WHAT THE TASK ASKS: Set the listing down again in full, word for word, with the pictures left out.
begin DATA EXTRACT
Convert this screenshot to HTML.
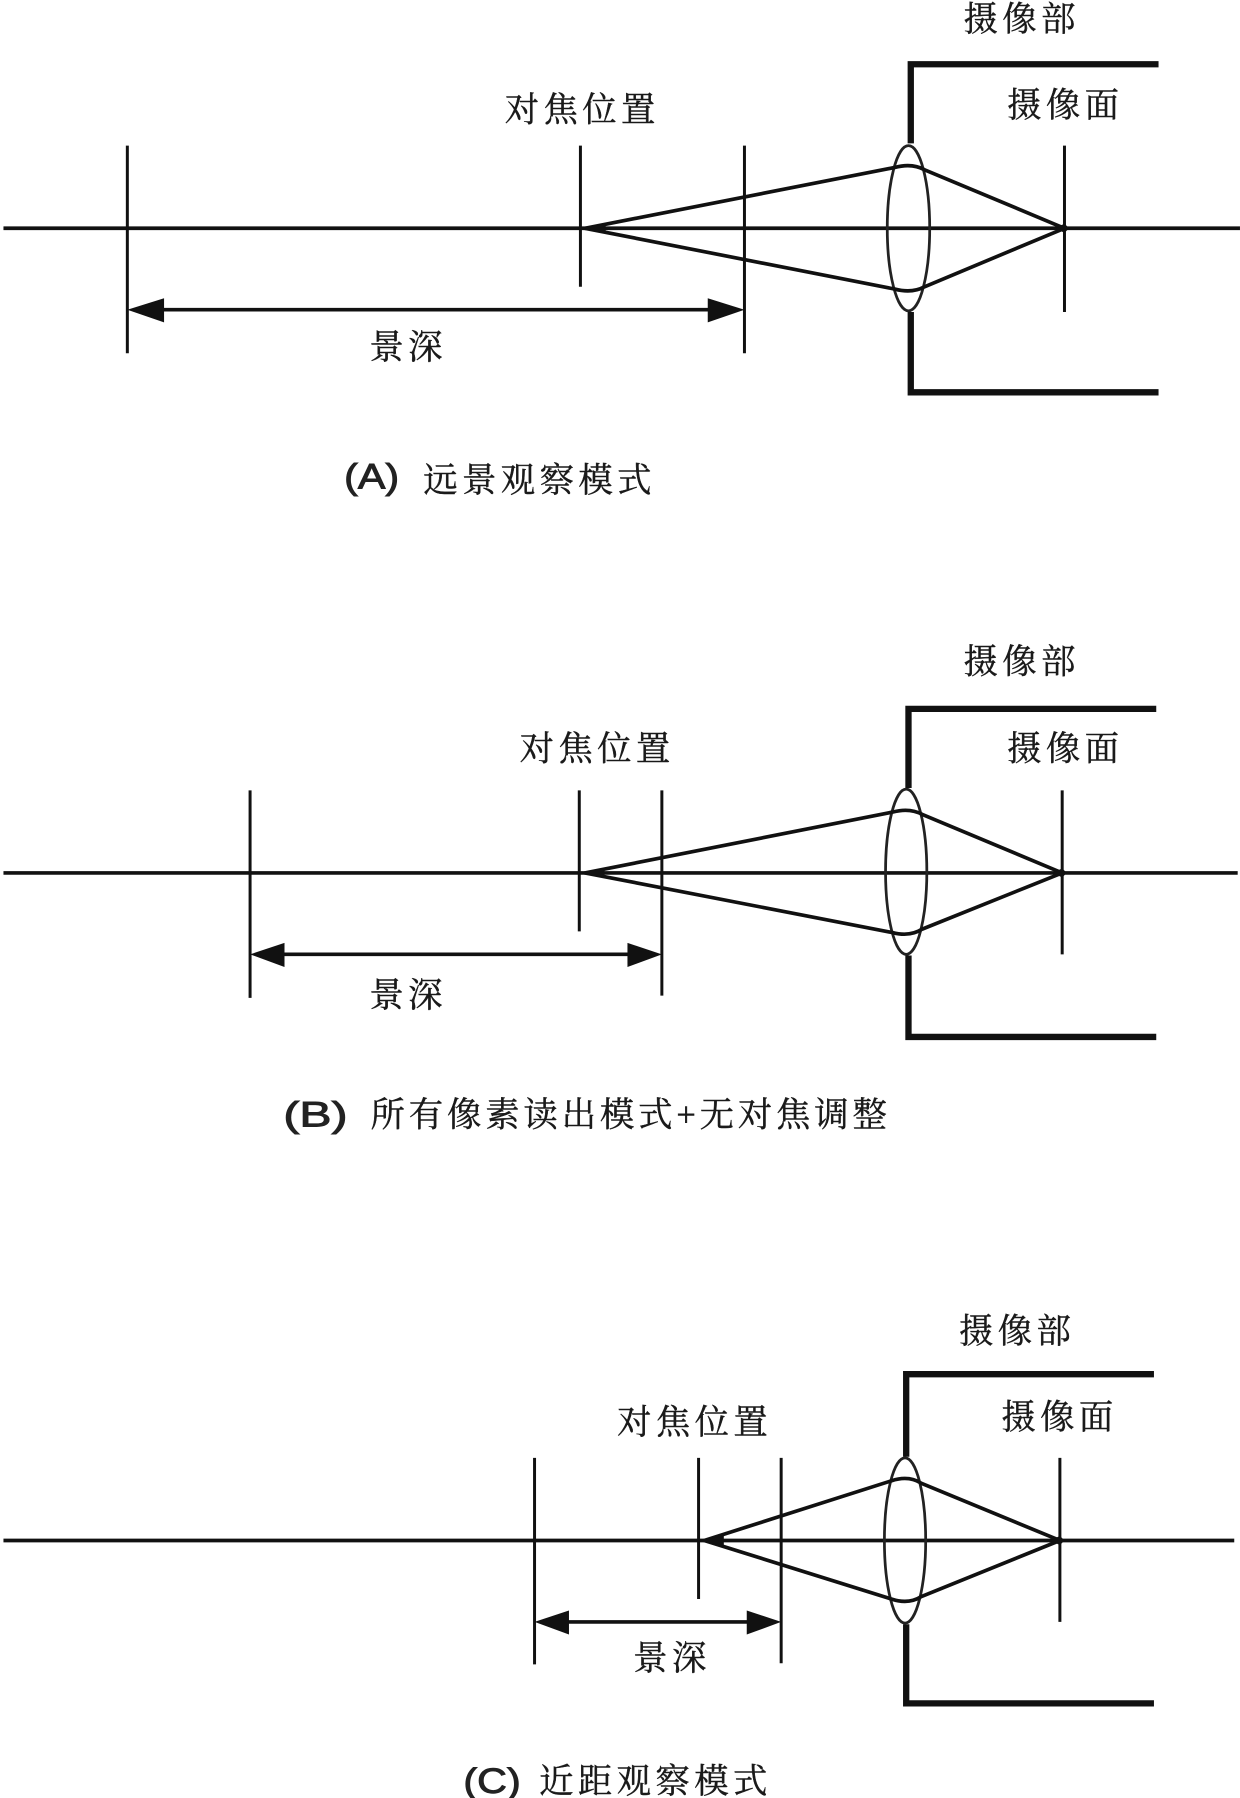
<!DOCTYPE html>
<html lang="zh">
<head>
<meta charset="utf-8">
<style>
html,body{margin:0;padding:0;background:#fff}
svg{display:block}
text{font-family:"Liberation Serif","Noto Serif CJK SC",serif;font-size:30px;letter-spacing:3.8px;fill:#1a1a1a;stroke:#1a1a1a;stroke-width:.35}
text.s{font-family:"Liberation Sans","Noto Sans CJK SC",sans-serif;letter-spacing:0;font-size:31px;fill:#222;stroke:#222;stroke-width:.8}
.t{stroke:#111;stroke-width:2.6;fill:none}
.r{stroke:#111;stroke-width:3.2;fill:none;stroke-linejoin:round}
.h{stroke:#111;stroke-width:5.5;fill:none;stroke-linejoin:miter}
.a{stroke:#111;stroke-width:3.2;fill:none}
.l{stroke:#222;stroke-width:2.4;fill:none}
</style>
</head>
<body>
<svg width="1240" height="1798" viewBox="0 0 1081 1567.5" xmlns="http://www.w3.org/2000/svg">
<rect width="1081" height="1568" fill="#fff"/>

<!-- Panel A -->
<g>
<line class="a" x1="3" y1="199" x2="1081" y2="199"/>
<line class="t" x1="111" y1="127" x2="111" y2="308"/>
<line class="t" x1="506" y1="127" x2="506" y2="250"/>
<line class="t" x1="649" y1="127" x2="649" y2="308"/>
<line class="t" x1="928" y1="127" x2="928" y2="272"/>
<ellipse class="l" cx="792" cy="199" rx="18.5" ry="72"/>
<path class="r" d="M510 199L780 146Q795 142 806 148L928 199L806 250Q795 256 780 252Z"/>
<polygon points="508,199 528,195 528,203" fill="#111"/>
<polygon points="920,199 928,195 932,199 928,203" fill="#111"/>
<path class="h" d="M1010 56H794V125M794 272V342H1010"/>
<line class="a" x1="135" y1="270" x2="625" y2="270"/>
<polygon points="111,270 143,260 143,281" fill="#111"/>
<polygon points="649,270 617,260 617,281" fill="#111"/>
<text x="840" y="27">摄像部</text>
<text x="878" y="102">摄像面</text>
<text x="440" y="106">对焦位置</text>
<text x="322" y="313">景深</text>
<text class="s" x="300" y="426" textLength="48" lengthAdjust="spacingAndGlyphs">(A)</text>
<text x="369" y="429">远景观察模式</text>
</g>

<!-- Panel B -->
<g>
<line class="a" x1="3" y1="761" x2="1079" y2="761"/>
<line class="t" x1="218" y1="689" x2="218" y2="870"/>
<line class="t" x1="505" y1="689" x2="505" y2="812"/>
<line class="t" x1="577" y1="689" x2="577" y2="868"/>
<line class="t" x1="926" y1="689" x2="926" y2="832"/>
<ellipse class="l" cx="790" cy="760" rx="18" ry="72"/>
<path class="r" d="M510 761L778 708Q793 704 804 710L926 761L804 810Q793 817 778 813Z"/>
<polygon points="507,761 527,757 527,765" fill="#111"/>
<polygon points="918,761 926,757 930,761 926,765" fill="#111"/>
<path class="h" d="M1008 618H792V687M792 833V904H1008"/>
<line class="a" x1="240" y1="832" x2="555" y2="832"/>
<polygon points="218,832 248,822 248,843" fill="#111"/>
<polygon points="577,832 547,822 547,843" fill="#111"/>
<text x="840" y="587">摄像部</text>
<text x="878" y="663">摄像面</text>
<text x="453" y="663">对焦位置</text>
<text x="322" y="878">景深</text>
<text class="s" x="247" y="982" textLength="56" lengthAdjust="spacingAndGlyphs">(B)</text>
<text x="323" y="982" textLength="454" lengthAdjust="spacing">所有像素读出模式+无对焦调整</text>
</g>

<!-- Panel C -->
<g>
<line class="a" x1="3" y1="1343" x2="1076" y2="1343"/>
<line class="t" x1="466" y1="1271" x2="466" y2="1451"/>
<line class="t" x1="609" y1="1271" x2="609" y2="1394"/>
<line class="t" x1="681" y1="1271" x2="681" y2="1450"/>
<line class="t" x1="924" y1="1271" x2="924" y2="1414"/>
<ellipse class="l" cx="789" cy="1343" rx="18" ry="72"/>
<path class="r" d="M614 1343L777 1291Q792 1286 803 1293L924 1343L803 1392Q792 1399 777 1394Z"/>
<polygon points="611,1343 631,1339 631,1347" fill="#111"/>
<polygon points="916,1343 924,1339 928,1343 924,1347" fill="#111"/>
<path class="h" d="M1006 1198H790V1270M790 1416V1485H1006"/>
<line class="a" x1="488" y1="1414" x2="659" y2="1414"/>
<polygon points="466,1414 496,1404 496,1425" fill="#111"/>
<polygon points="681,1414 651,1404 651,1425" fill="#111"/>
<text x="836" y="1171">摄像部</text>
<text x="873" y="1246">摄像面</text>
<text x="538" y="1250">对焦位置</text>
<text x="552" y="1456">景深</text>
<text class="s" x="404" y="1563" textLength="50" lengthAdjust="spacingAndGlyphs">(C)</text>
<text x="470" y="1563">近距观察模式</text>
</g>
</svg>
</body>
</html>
end DATA EXTRACT
SOLVED PROBLEM:
Convert this screenshot to HTML.
<!DOCTYPE html>
<html lang="zh">
<head>
<meta charset="utf-8">
<style>
html,body{margin:0;padding:0;background:#fff}
svg{display:block}
text{font-family:"Liberation Serif","Noto Serif CJK SC",serif;font-size:30px;letter-spacing:3.8px;fill:#1a1a1a;stroke:#1a1a1a;stroke-width:.35}
text.s{font-family:"Liberation Sans","Noto Sans CJK SC",sans-serif;letter-spacing:0;font-size:31px;fill:#222;stroke:#222;stroke-width:.8}
.t{stroke:#111;stroke-width:2.6;fill:none}
.r{stroke:#111;stroke-width:3.2;fill:none;stroke-linejoin:round}
.h{stroke:#111;stroke-width:5.5;fill:none;stroke-linejoin:miter}
.a{stroke:#111;stroke-width:3.2;fill:none}
.l{stroke:#222;stroke-width:2.4;fill:none}
</style>
</head>
<body>
<svg width="1240" height="1798" viewBox="0 0 1081 1567.5" xmlns="http://www.w3.org/2000/svg">
<rect width="1081" height="1568" fill="#fff"/>

<!-- Panel A -->
<g>
<line class="a" x1="3" y1="199" x2="1081" y2="199"/>
<line class="t" x1="111" y1="127" x2="111" y2="308"/>
<line class="t" x1="506" y1="127" x2="506" y2="250"/>
<line class="t" x1="649" y1="127" x2="649" y2="308"/>
<line class="t" x1="928" y1="127" x2="928" y2="272"/>
<ellipse class="l" cx="792" cy="199" rx="18.5" ry="72"/>
<path class="r" d="M510 199L780 146Q795 142 806 148L928 199L806 250Q795 256 780 252Z"/>
<polygon points="508,199 528,195 528,203" fill="#111"/>
<polygon points="920,199 928,195 932,199 928,203" fill="#111"/>
<path class="h" d="M1010 56H794V125M794 272V342H1010"/>
<line class="a" x1="135" y1="270" x2="625" y2="270"/>
<polygon points="111,270 143,260 143,281" fill="#111"/>
<polygon points="649,270 617,260 617,281" fill="#111"/>
<text x="840" y="27">摄像部</text>
<text x="878" y="102">摄像面</text>
<text x="440" y="106">对焦位置</text>
<text x="322" y="313">景深</text>
<text class="s" x="300" y="426" textLength="48" lengthAdjust="spacingAndGlyphs">(A)</text>
<text x="369" y="429">远景观察模式</text>
</g>

<!-- Panel B -->
<g>
<line class="a" x1="3" y1="761" x2="1079" y2="761"/>
<line class="t" x1="218" y1="689" x2="218" y2="870"/>
<line class="t" x1="505" y1="689" x2="505" y2="812"/>
<line class="t" x1="577" y1="689" x2="577" y2="868"/>
<line class="t" x1="926" y1="689" x2="926" y2="832"/>
<ellipse class="l" cx="790" cy="760" rx="18" ry="72"/>
<path class="r" d="M510 761L778 708Q793 704 804 710L926 761L804 810Q793 817 778 813Z"/>
<polygon points="507,761 527,757 527,765" fill="#111"/>
<polygon points="918,761 926,757 930,761 926,765" fill="#111"/>
<path class="h" d="M1008 618H792V687M792 833V904H1008"/>
<line class="a" x1="240" y1="832" x2="555" y2="832"/>
<polygon points="218,832 248,822 248,843" fill="#111"/>
<polygon points="577,832 547,822 547,843" fill="#111"/>
<text x="840" y="587">摄像部</text>
<text x="878" y="663">摄像面</text>
<text x="453" y="663">对焦位置</text>
<text x="322" y="878">景深</text>
<text class="s" x="247" y="982" textLength="56" lengthAdjust="spacingAndGlyphs">(B)</text>
<text x="323" y="982" textLength="454" lengthAdjust="spacing">所有像素读出模式+无对焦调整</text>
</g>

<!-- Panel C -->
<g>
<line class="a" x1="3" y1="1343" x2="1076" y2="1343"/>
<line class="t" x1="466" y1="1271" x2="466" y2="1451"/>
<line class="t" x1="609" y1="1271" x2="609" y2="1394"/>
<line class="t" x1="681" y1="1271" x2="681" y2="1450"/>
<line class="t" x1="924" y1="1271" x2="924" y2="1414"/>
<ellipse class="l" cx="789" cy="1343" rx="18" ry="72"/>
<path class="r" d="M614 1343L777 1291Q792 1286 803 1293L924 1343L803 1392Q792 1399 777 1394Z"/>
<polygon points="611,1343 631,1339 631,1347" fill="#111"/>
<polygon points="916,1343 924,1339 928,1343 924,1347" fill="#111"/>
<path class="h" d="M1006 1198H790V1270M790 1416V1485H1006"/>
<line class="a" x1="488" y1="1414" x2="659" y2="1414"/>
<polygon points="466,1414 496,1404 496,1425" fill="#111"/>
<polygon points="681,1414 651,1404 651,1425" fill="#111"/>
<text x="836" y="1171">摄像部</text>
<text x="873" y="1246">摄像面</text>
<text x="538" y="1250">对焦位置</text>
<text x="552" y="1456">景深</text>
<text class="s" x="404" y="1563" textLength="50" lengthAdjust="spacingAndGlyphs">(C)</text>
<text x="470" y="1563">近距观察模式</text>
</g>
</svg>
</body>
</html>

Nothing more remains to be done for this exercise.